The International North-South Transport Corridor (INSTC) was initiated as a 7,200 kilometer promising multimodal route connecting India and Europe via Iran, Azerbaijan, Russia, and Central Asia. For Russia, it was a worthy bet to play as new exploitable markets opened up in South and Central Asia, and with sanctions in play, it helped in diversification of its supply chains.
In order to reap the benefits of the INSTC, the Prime Minister of Belarus Roman Golovchenko strongly hinted during a meeting of the Eurasian Economic Union (EAEU), that he wishes Belarus’ stronger presence along the route. In his words, “all EAEU member states should be actively involved in the INSTC project” in the context of “rearranging logistics corridors”.
Glovchengo showed some self-restraint despite his explicit request for a stronger Belarusian presence across the INSTC. “Development prospects of our economies depend on whether logistics is functioning well and whether it is adapted to new geopolitical realities”, he said.
However, he didn’t shy away from pointing that the INSTC needs some more work on the infrastructural side and the New Development Bank established within the BRICS framework should be able to help. Looking at India’s growing influence within the BRICS group and the INSTC, it is evident that a stronger collaboration between the EAEU and BRICS will be beneficial for the development of missing infrastructure along the ‘golden route’. Also, since Russia, China and India are close trade partners with each other, it is highly likely that the New Development Bank may step in.
Another possible way to look at it is that BRICS would not get too involved in the INSTC because India’s growth and increasing influence (gaining momentum because of the INSTC) will mean that China’s Belt and Road Initiative may just be jeopardised.
The members of the EAEU i.e. Armenia, Belarus, Russia, Kyrgyzstan, and Kazakhstan are either already a part of the INSTC or will shortly be involved. They are, in fact, advocating the development of infrastructure along the INSTC.

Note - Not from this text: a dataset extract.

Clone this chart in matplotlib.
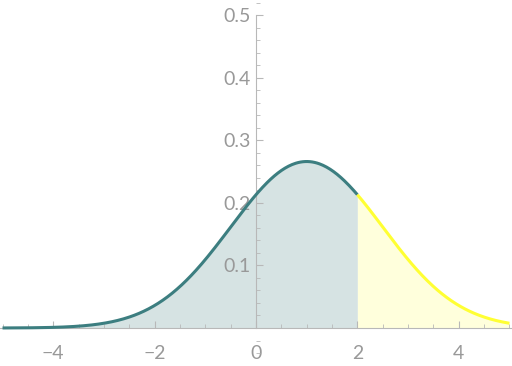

After the Russian invasion of Ukraine and the consecutive sanctions by the West, Central Asia has become a much more relevant region for the European economy. Especially when it comes to natural resources and agricultural products, countries like Kazakhstan and Uzbekistan, for instance, are becoming increasingly important. Companies involved in rail logistics highlight that Central Asia is a new and relatively untapped market that could help the industry and the European economy reduce its dependence on Russia and China.
In such a situation, the ‘golden route’ will prove to be extremely beneficial in Europe’s efforts to tap into the Asian markets, thereby, restructuring the world’s supply chains. Undoubtedly, the EU should not forego any investment opportunities arising from the Asian markets gaining prominence and should widen the scope of its trade relations.